Constructing Fe2O3 nanoparticles in nitrogen-doped carbon materials to enhance the electrochemical sensing performance of Pb2+ and Cd2+

Abstract

N-doped carbon materials are known for their high conductivity, rich N content, and high adsorption activity. When combined with Fe₂O₃ to form nanocomposites, they can improve the conductivity of Fe₂O₃ and cause significant changes in the electrochemical sensing interface with the influence of their unique electronic structure.
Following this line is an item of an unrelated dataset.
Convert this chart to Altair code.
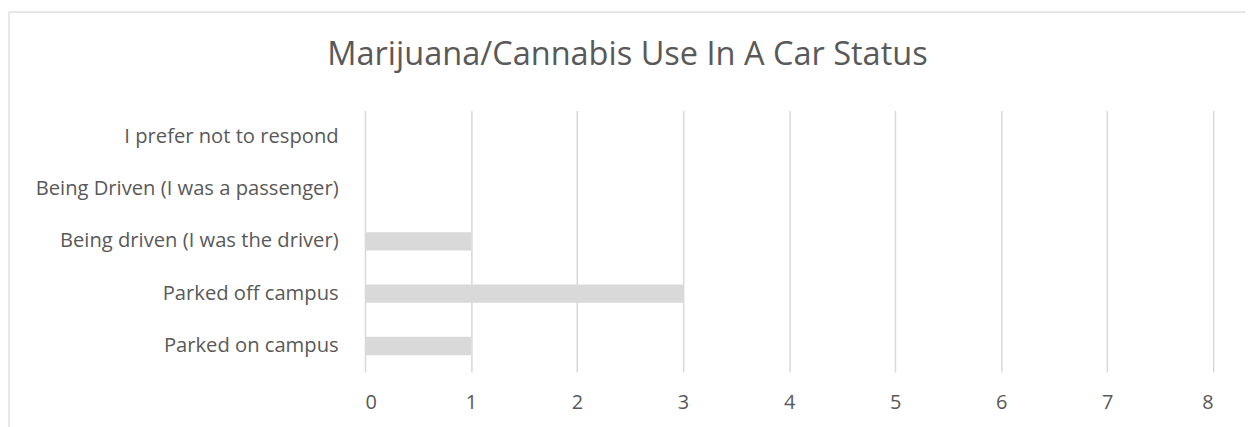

In this work, N-doped carbon nanocomposites (Fe₂O₃@NCNPs-x) modified with Fe₂O₃ nanoparticles (Fe₂O₃ NPs) were synthesized by a simple emulsion polymerization method and carbonized under Ar at a high temperature. X-ray photoelectron spectroscopy indicated that compared with undoped Fe₂O₃ NPs, the π bond of Fe₂O₃@NCNPs-1.5 was negatively charged due to the lone pair of electrons near the N atom, acting as an electron donor that enhanced the interaction with HMIs and electron transport, therefore generating more active sites on the surface of Fe₂O₃@NCNPs-1.5. The obtained Fe²⁺/Fe³⁺ ratio was about two times higher than that of undoped Fe₂O₃ NPs (Fe₂O₃@NCNPs-1.5: Fe²⁺/Fe³⁺ = 1.24; Fe₂O₃ NPs: Fe²⁺/Fe³⁺ = 0.61). The surface oxygen vacancy (OV) concentration reached the maximum level (Fe₂O₃@NCNPs-1.5: OVs/O1s = 41.7%; Fe₂O₃ NPs: OVs/O1s = 22%). Fe₂O₃@NCNPs-1.5/GCE also showed enhanced electrochemical performance for detecting Pb²⁺ and Cd²⁺, with a limit of detection (LOD, S/N = 3) of 4.92 and 18.79 nM, respectively. Electrochemical adsorption tests suggested that Fe₂O₃@NCNPs-1.5/GCE had the strongest adsorption capacity for Pb²⁺ and Cd²⁺ in comparison with other modified electrodes, suggesting that different N contents led to different absorbability for heavy metal ions (HMIs). Therefore, when the metal oxide nanoparticles are loaded on compatible carriers, the jointly constructed nanocomposites can be used as the active materials for efficiently detecting HMIs, providing a new concept for designing highly active electrochemical sensors.